Cillian Murphy, Sigourney Weaver & Robert De Niro star together in the supernatural thriller being touted as this year’s ‘The 6th Sense’. Does is live up to such a bold claim?

I went with a friend who is a real Shyamalan nut to see Red Lights having read nothing about the plot. I was very hopeful for a film that boasts such a A-list cast, and anything that open challenges the supremacy of Manoj’s best film is worth investigating.

I’ll start of with this – it is a good film, not a great film, but a good film, probably more on par with ‘Unbreakable’ actually; but if this is your arm of the genre, then definitely go see it to make up your mind about the ending. I’m still in two minds about the ending, although I err towards liking it and my friend really liked it, but I can tell you this – neither of us saw it coming!

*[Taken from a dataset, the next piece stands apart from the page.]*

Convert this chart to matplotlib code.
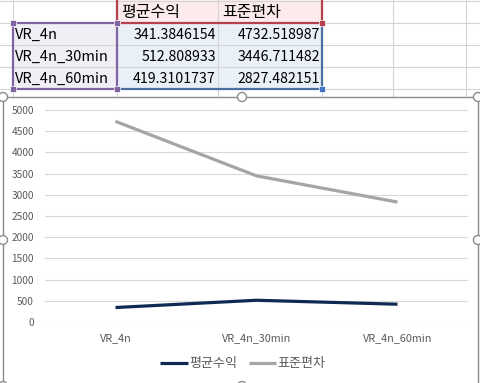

So the story concerns paranormal investigator (Weaver) and her assistant (Murphy) who spend most of their time debunking pretty much every case that crosses her path. Weaver is driven, searching for any truth in the after-life, which will help her conscience deal with her keeping her comatose son on life support for well over 10 years. Murphy, despite the fact that he does a job well below his abilities, is driven by his belief that there is “something out there”.

In tandem, we learn about De Niro, by all accounts a world-renowned psychic of some “achievement” and notoriety, who has resurfaced years after his toughest critic mysteriously passed away, prompting accusations that De Niro psychicly assassinated him. It is also inferred that De Niro may also have been behind Weaver’s 10 year son falling into a coma, and as such, she is a little reluctant to dig to deep into De Niro alleged psychic powers.

Thus the story then centres on the public re-emergence of De Niro to much acclaim and dollar signs, and Murphy’s dogged pursuit of the truth. Cortés’ script & direction are crisp & straight to the point, the film never drags at any point; and in true Shyamalan-like style, the story raises questions of faith & belief, the afterlife and contact with those departed. The performances are first-rate by the three leads – sometimes I forget just how versatile Cillian Murphy is. And there are a couple of great supports, including Craig Roberts, best known as the uncouth teenage vampire Adam from ‘Being Human’.

As I said, the ending divided my friend and I; he was blown away by it, whereas I initially felt cheated by it. But after some discussion whilst nursing a pint, I came around to liking it. But no-one we spoke to saw it coming.